Catch the unhappy ones early enough to keep them. Point the happy ones toward the public reviews that bring you your next application. That’s the whole loop.
Wrapping Up
You don’t need all six surveys live on day one. Build up. Start with the three that carry the most signal:
- The 30-day move-in survey. Your highest-leverage moment and your best source of early reviews.
- Maintenance resolution. Your highest-frequency signal and your earliest churn warning.
- A relationship NPS on a 120-day cycle, with a grace period for new residents.
Get those running, act on the alerts they generate, then layer in leasing, renewal, and move-out as you go.
One more thing. Residents are only half of a property management business. The people who pay your management fees, the owners, need their own feedback program, and it looks quite different. If you manage both, our companion guide on how property managers survey both owners and residents covers the owner side and how to wire all of this to your property management software through a webhook or Zapier, no native plugin required.

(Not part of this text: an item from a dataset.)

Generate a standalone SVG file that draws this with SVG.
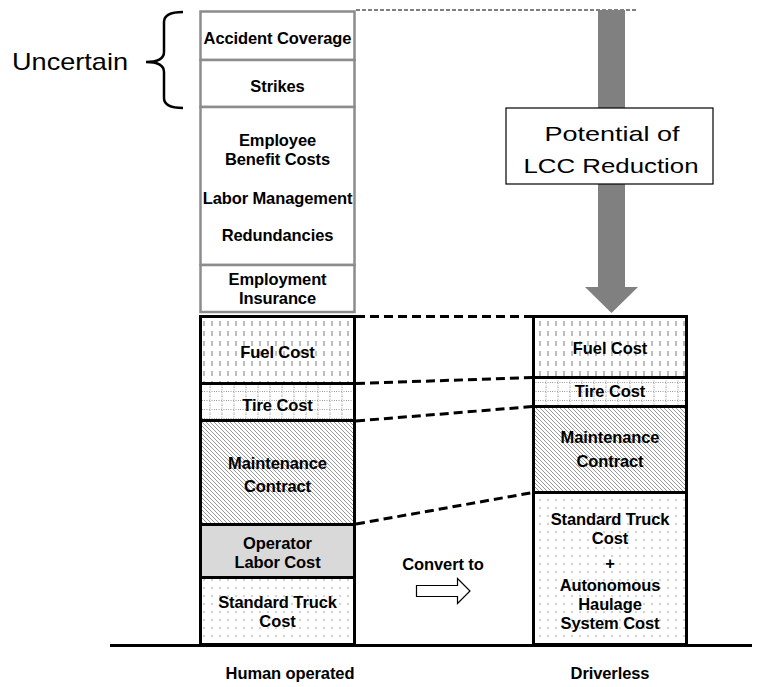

The firms that keep their residents aren’t the ones with the longest surveys. They’re the ones who ask the right question at the right moment and actually do something with the answer.
If you want to run resident surveys across the whole journey on one platform, with each one triggering at exactly the right moment, Retently is built for it. Start a free trial to set up your first move-in and maintenance surveys, or book a demo and we’ll map a resident program to your properties with you.
Frequently Asked Questions
What is a tenant satisfaction survey? A tenant satisfaction survey is a short questionnaire a property manager sends to residents to measure how they feel about living in the property: the condition of their home, the responsiveness of maintenance, the ease of processes like applying and renewing, and their overall likelihood to stay or recommend. The most effective programs run several small surveys timed to specific moments in the resident journey rather than one long annual form.
What is the difference between a tenant satisfaction survey and a resident satisfaction survey?
In most property management contexts, the terms are used similarly. “Tenant satisfaction survey” is common in rental housing and commercial property contexts, while “resident satisfaction survey” is often used in multifamily and residential communities. Both measure how people feel about the property, service quality, maintenance, communication, and their overall living experience.
What questions should a tenant satisfaction survey include? Match the question to the stage. After maintenance, ask about ease and speed (“How easy was it to get your issue resolved?”). At the 30-day move-in mark, ask about the condition of the unit and the move-in process. In the renewal window, ask what’s driving the stay-or-go decision. For the recurring relationship pulse, one NPS question plus an open-text follow-up is enough. Keep any single survey to one to three questions.
How often should you survey residents? Run a recurring relationship survey every 90 to 180 days (120 days is a comfortable middle ground), with event-triggered surveys layered on top at move-in, maintenance, renewal, and move-out. Use a throttle so no resident gets two surveys within a short window, and give new residents a grace period before their first relationship survey.
Should tenant surveys be anonymous? There’s a trade-off. Anonymous surveys can draw more candid answers, but they make it impossible to follow up with the unhappy resident, and following up is where the retention value lives. Most property management programs run identified surveys, so a low score triggers personal outreach, and reserve anonymous formats for occasional community-wide pulse checks.